Marty McFly actually dies in Back to the Future II, but Doc Brown travels back in time to save him. The theory here goes that Doc accidentally altered the space-time continuum, facilitating an alternate future in which Marty is killed in the tunnel while attempting to steal the sports almanac from Biff. Learning of these fateful consequences, Doc gets there just in time to throw Marty a line to save him from colliding with Biff’s car. How else would Doc have known to show up at the exact right place and time if not for some future revelation?
The trilogy is a metaphor for sexual reproduction. There is very little rhyme or reason as to why Robert Zemeckis and Bob Gale, who wrote the screenplays, would make a movie that served as a metaphor for reproduction. But many fans have noticed that, even if only coincidentally, the entire narrative has much in common with a birth narrative. The flux capacitor looks not entirely unlike a pair of ovaries and fallopian tubes connected to a uterus. The time machine requires that a man (or a dog) enter it in order to begin the process. And the events cooked up throughout the course of time travel yield—or birth—different versions of people in the future. To cap this one off, the process is supervised by a doctor, Doc Brown.
Jennifer looks different in the second and third installments because Marty accidentally made a minor change to her parents’ futures when he went back in time. When Marty travels back to 1955 and starts interfering with the chain of events that led his parents to fall in love, he sees his siblings and himself beginning to disappear from a family photo. It’s explained that if George and Lorraine never fall in love and get married, then the McFly children will disappear from the future. Fans have applied the same logic to the significant metamorphosis Jennifer undergoes between the first and second movies. In reality, we know the role was recast from Claudia Wells to Elisabeth Shue because Wells, whose mother had fallen ill, declined to reprise the role.
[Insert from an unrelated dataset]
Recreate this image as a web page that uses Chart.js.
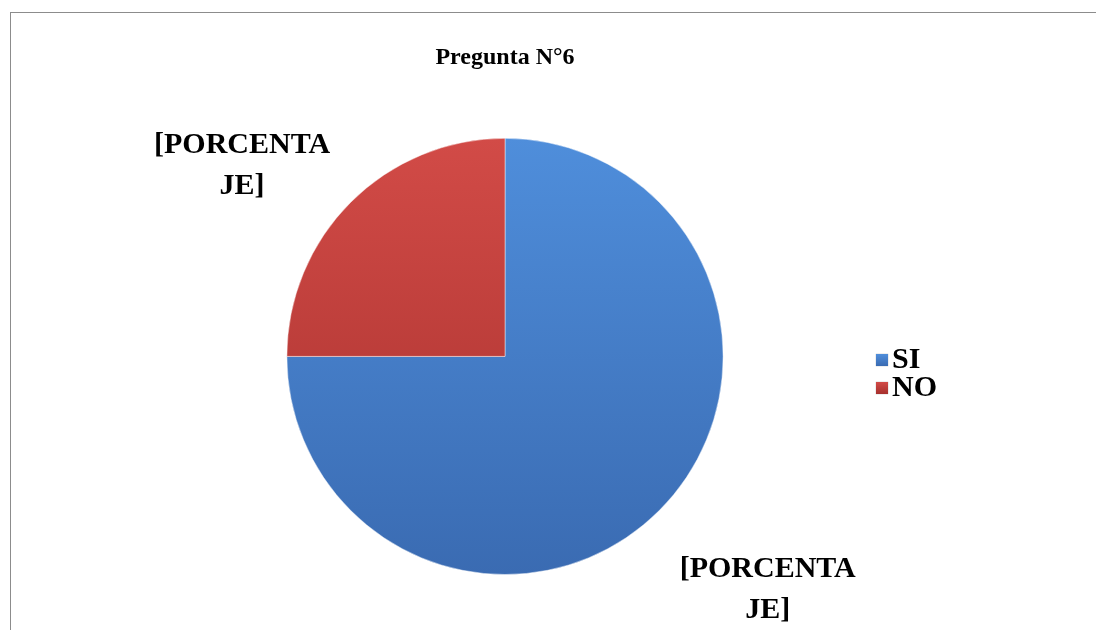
<!DOCTYPE html>
<html>
<head>
<meta charset="utf-8">
<script src="https://cdn.jsdelivr.net/npm/chart.js@4.4.0/dist/chart.umd.min.js"></script>
<style>
  html, body { margin: 0; padding: 0; background: #fff; }
  #wrap { position: relative; width: 1096px; height: 630px; overflow: hidden; }
  #frame { position: absolute; left: 10px; top: 12px; width: 1200px; height: 700px; border: 1px solid #8c8c8c; }
  canvas { position: absolute; left: 0; top: 0; }
  #legend { position: absolute; left: 876px; top: 344px; font: bold 30px "Liberation Serif", "Times New Roman", serif; color: #000; }
  #legend div { height: 28px; line-height: 28px; white-space: nowrap; }
  #legend span { display: inline-block; width: 12px; height: 12px; margin-right: 4px; vertical-align: 2px; box-shadow: 0 0 1px rgba(0,0,0,0.4); }
</style>
</head>
<body>
<div id="wrap">
  <div id="frame"></div>
  <canvas id="pie" width="1096" height="630"></canvas>
  <div id="legend"></div>
</div>
<script>
// Pregunta N°6 - SI / NO
const categories = ['SI', 'NO'];
const values = [75, 25];
const labelLines = ['[PORCENTA', 'JE]'];
const chartTitle = 'Pregunta N°6';

// light / dark shade per slice (Excel style shading)
const sliceShades = [
    ['#4f8edb', '#3a6bb2'],
    ['#d24b47', '#a6302d']
];

const fillFor = (context) => {
    const chart = context.chart;
    const area = chart.chartArea;
    const pair = sliceShades[context.dataIndex];
    if (!area) {
        return pair[0];
    }
    let g = chart.ctx.createLinearGradient(0, area.top, 0, area.bottom);
    g.addColorStop(0, pair[0]);
    g.addColorStop(1, pair[1]);
    return g;
};

// draws the "[PORCENTAJE]" placeholder outside each slice
const sliceLabels = {
    id: 'sliceLabels',
    afterDatasetsDraw(chart, args, opts) {
        const ctx = chart.ctx;
        const meta = chart.getDatasetMeta(0);
        ctx.save();
        ctx.font = opts.font;
        ctx.fillStyle = '#000';
        ctx.textAlign = 'center';
        ctx.textBaseline = 'middle';
        meta.data.forEach((arc, i) => {
            const p = arc.getProps(['x', 'y', 'startAngle', 'endAngle', 'outerRadius'], true);
            const mid = (p.startAngle + p.endAngle) / 2 + opts.turn[i];
            const d = p.outerRadius * opts.reach[i];
            const cx = p.x + Math.cos(mid) * d;
            const cy = p.y + Math.sin(mid) * d;
            labelLines.forEach((line, k) => {
                ctx.fillText(line, cx, cy + (k - (labelLines.length - 1) / 2) * opts.lineGap);
            });
        });
        ctx.restore();
    }
};

const ctx = document.querySelector('#pie');
const pieChart = new Chart(ctx, {
    type: 'pie',
    data: {
        labels: categories,
        datasets: [{
            data: values,
            backgroundColor: fillFor,
            borderColor: 'rgba(255, 255, 255, 0.45)',
            borderWidth: 1
        }]
    },
    plugins: [sliceLabels],
    options: {
        responsive: false,
        animation: false,
        layout: {
            padding: { left: 146, right: 232, top: 0, bottom: 55 }
        },
        plugins: {
            title: {
                display: true,
                text: chartTitle,
                color: '#000',
                font: { family: '"Liberation Serif", "Times New Roman", serif', size: 24, weight: 'bold' },
                padding: { top: 43, bottom: 66 }
            },
            legend: { display: false },
            tooltip: { enabled: false },
            sliceLabels: {
                font: 'bold 30px "Liberation Serif", "Times New Roman", serif',
                turn: [-0.06, -0.157],
                reach: [1.61, 1.49],
                lineGap: 41
            }
        }
    }
});

// legend built from the chart's own labels
const legendBox = document.querySelector('#legend');
categories.forEach((name, i) => {
    let row = document.createElement('div');
    let swatch = document.createElement('span');
    swatch.style.background = 'linear-gradient(' + sliceShades[i][0] + ', ' + sliceShades[i][1] + ')';
    row.appendChild(swatch);
    row.appendChild(document.createTextNode(name));
    legendBox.appendChild(row);
});
</script>
</body>
</html>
But fans of the trilogy attempting to fit the change squarely within the film’s narrative found a clean way to do so: by suggesting that something Marty did in 1955 interfered with the lives of Jennifer’s parents enough to change Jennifer’s physical appearance. Rather than acknowledging the recasting in the movie, however, the second movie merely starts with a replay of the final scenes of the first, reshot with Shue as Jennifer.